Fast pyrolysis is the process of rapidly heating organic materials to 450 to 600 degrees Celsius in the absence of air. Solvolysis is a chemical reaction in the presence of a solvent at elevated pressures and temperatures. Both the technologies are able to provide liquid products that contain many useful chemicals.

Since she joined ISU in 2011, Bai has collaborated with several faculty members through joint projects and has received funding from several sources already.

Last year, she started a project with Robert C. Brown, Anson Marston Distinguished Professor in Engineering, which was supported by Phillips 66 and titled “Investigation of Oxidative Pyrolysis.”

She recently received funding for two projects from the Iowa Energy Center: “Conversion of Biomass into Fuels and Chemicals Using Solvolysis,” as a PI with co-PIs Robert C. Brown and Mark Wright, assistant professor of mechanical engineering, and “Municipal and Hydrocarbon Waste Streams—An Alternative Source for Fuels,” as a co-PI with Atul Kelkar, professor of mechanical engineering.

Solvolysis is a new addition to the existing thermochemical conversion technologies ISU researchers have been working on.

“We apply this concept to biomass and other waste materials to produce biofuels and other platform chemicals,” says Bai. “Solvolysis is especially advantageous to raw materials such as microalgae and municipal sludge.”

Her knowledge of heat transfer will benefit the students taking her class—Engineering Thermodynamics II—during the fall semester, which she says will be a learning experience for her as well.

“Teaching is not only beneficial to students,” says Bai. “As an instructor, you learn a lot from preparing for the course, teaching and conducting experiments.”

With her new position, Bai is looking forward to the opportunities of research collaborations and new discoveries in her field.
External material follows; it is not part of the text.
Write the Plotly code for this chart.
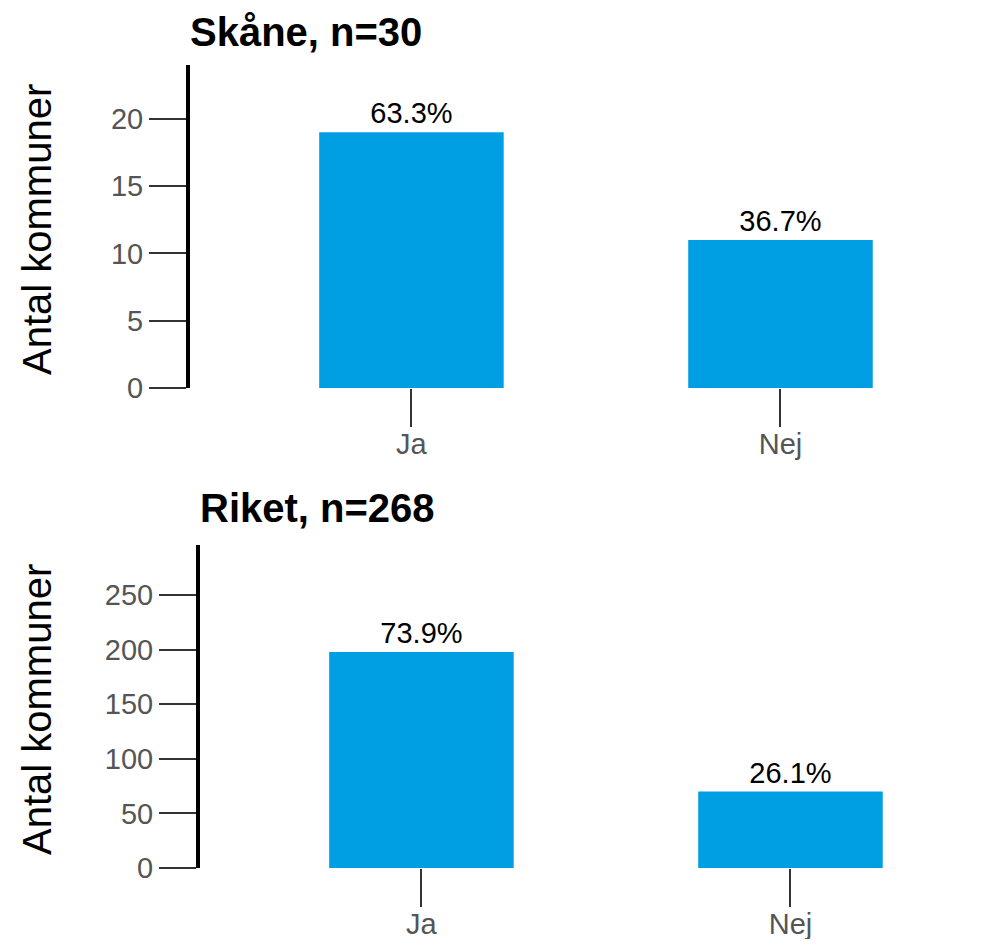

But she’s also aware there will be many challenges.

“Basically, I’m working on how to convert waste products into useful chemicals like biofuels,” Bai says. “It’s a lot of trial and error to figure out the best process.”

Collaborating and finding solutions to those challenges is part of her favorite element of research: the experiments.

“By carefully observing the experimental phenomenon and interpreting the results, you can discover many new things, and that’s also how you decide your next step. That’s why this area is very exciting and interesting.”